begin Source excerpt
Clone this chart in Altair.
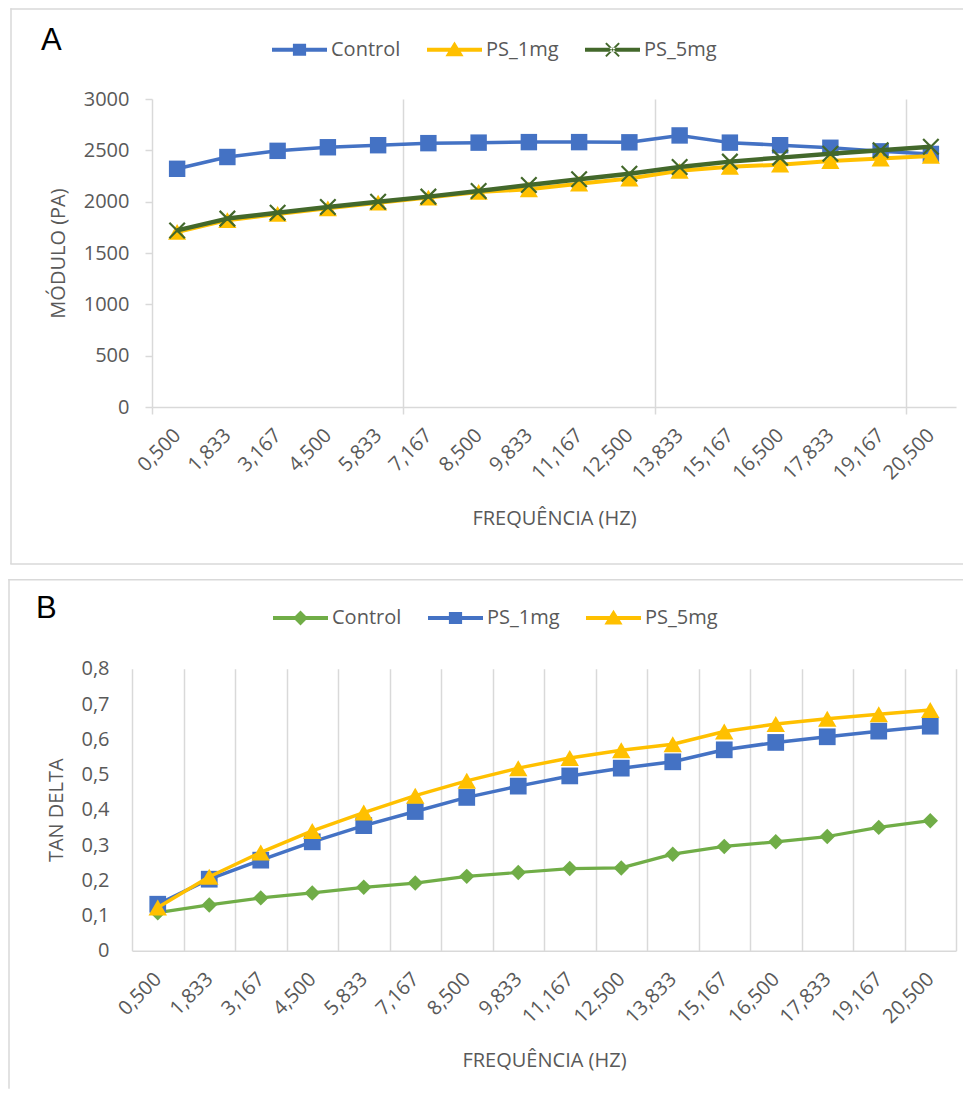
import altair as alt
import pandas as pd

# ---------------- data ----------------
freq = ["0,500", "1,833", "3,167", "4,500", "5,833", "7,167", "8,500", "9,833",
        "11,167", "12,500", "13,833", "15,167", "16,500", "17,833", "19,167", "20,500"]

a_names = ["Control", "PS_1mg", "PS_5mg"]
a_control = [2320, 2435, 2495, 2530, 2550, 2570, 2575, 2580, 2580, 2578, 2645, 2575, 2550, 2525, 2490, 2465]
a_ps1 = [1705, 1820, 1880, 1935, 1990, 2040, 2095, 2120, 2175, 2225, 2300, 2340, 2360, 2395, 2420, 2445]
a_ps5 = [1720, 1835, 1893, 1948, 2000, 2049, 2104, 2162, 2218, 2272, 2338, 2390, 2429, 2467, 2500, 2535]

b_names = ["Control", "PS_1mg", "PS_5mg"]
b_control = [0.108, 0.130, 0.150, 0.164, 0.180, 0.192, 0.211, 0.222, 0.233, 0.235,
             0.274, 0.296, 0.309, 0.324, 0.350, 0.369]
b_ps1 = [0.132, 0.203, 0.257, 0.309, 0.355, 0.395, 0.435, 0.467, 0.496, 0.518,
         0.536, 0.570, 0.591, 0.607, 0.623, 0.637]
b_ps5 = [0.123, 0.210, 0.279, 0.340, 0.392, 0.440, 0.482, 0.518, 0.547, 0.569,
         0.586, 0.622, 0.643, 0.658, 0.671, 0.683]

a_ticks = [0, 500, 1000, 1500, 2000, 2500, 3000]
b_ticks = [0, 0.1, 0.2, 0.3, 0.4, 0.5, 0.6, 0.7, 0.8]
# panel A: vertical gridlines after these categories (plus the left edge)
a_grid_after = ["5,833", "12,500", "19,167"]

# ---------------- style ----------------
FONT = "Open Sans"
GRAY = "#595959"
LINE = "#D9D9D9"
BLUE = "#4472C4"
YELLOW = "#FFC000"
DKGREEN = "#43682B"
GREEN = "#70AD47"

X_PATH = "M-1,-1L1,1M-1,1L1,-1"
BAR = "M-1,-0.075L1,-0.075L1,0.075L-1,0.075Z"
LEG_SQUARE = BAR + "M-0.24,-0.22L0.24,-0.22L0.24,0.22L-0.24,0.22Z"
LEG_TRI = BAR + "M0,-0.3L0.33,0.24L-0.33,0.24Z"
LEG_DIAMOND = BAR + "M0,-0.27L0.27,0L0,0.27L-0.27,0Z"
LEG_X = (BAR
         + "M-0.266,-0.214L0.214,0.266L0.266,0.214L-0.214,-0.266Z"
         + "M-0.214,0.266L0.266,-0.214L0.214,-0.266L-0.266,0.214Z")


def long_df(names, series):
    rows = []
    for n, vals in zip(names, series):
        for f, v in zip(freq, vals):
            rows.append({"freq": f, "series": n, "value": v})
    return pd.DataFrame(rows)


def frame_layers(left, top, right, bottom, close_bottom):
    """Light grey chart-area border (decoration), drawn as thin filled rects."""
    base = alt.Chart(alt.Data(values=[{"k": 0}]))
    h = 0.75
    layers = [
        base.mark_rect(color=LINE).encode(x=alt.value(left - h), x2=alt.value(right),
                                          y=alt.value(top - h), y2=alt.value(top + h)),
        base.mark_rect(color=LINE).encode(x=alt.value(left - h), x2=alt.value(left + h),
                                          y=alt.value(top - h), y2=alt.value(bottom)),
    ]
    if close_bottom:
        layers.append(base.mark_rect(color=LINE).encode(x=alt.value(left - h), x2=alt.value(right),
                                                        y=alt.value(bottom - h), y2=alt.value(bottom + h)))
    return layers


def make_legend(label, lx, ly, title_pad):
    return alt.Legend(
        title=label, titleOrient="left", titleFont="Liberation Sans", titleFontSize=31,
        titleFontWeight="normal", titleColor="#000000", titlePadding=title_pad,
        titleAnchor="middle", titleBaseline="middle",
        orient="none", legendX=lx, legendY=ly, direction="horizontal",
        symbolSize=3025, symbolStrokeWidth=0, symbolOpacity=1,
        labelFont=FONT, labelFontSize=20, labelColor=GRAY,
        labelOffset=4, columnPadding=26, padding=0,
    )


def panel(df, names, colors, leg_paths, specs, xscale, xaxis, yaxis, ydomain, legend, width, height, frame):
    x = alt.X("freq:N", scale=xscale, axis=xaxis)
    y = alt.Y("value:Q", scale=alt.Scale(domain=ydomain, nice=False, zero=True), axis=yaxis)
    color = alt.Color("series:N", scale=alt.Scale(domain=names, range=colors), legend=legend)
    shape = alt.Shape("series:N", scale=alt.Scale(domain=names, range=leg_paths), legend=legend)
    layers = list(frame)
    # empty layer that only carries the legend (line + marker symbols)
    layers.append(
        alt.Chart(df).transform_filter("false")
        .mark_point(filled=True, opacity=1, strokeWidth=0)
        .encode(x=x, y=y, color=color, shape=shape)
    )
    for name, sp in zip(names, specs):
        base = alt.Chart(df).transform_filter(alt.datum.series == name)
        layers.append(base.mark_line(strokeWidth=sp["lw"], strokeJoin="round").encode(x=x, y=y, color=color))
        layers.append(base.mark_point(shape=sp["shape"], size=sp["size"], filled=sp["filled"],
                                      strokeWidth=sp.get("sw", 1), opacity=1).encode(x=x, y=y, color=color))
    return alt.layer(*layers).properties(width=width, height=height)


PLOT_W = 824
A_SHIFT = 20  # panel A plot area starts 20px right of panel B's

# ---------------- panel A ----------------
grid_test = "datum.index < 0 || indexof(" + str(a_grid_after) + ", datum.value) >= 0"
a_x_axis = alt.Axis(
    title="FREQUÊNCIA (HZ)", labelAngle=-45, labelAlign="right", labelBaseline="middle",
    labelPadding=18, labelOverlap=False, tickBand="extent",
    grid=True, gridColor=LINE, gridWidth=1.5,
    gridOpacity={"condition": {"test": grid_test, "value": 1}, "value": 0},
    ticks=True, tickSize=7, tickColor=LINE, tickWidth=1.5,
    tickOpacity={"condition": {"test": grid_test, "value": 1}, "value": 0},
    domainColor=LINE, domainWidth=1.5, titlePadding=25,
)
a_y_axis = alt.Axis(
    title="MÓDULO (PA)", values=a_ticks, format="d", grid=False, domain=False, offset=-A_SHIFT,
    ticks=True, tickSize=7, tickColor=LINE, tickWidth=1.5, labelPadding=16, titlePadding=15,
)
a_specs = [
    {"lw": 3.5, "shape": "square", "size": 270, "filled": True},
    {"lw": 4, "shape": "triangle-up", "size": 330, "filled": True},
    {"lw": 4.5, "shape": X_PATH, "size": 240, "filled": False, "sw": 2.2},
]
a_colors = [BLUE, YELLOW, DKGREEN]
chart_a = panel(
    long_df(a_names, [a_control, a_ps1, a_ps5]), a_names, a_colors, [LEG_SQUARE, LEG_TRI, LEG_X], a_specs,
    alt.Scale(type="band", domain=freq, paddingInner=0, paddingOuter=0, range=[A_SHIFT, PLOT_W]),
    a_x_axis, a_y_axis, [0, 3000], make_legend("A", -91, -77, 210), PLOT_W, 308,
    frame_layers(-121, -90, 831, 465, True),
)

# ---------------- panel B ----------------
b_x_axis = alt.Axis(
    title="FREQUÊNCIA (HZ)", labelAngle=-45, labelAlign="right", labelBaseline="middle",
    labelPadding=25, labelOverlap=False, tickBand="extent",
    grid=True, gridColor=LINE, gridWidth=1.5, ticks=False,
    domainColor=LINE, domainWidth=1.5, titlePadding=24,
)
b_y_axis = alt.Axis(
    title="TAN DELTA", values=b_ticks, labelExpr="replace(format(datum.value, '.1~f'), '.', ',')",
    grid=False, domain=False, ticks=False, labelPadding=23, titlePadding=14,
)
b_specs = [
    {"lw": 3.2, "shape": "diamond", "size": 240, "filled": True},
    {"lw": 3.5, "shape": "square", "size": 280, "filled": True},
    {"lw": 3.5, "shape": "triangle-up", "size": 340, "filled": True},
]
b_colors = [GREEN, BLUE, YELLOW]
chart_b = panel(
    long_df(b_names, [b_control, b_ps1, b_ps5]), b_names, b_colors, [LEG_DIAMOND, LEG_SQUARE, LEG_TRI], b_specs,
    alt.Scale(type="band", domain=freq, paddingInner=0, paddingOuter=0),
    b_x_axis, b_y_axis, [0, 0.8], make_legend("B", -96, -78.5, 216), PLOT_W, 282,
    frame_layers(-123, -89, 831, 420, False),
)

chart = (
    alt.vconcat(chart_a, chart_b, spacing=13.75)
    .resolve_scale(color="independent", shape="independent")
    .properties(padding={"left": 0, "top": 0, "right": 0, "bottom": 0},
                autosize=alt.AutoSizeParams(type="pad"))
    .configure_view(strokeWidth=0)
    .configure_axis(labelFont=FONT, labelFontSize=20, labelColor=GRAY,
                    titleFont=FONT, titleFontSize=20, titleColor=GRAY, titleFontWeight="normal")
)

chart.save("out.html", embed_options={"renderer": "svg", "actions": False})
end Source excerpt
Task description:
Leave out any pictures, please, and quote only the lines from the top of the data through the line that contains "2467, 2500, 2535]".

Task result:
Clone this chart in Altair.
import altair as alt
import pandas as pd

# ---------------- data ----------------
freq = ["0,500", "1,833", "3,167", "4,500", "5,833", "7,167", "8,500", "9,833",
        "11,167", "12,500", "13,833", "15,167", "16,500", "17,833", "19,167", "20,500"]

a_names = ["Control", "PS_1mg", "PS_5mg"]
a_control = [2320, 2435, 2495, 2530, 2550, 2570, 2575, 2580, 2580, 2578, 2645, 2575, 2550, 2525, 2490, 2465]
a_ps1 = [1705, 1820, 1880, 1935, 1990, 2040, 2095, 2120, 2175, 2225, 2300, 2340, 2360, 2395, 2420, 2445]
a_ps5 = [1720, 1835, 1893, 1948, 2000, 2049, 2104, 2162, 2218, 2272, 2338, 2390, 2429, 2467, 2500, 2535]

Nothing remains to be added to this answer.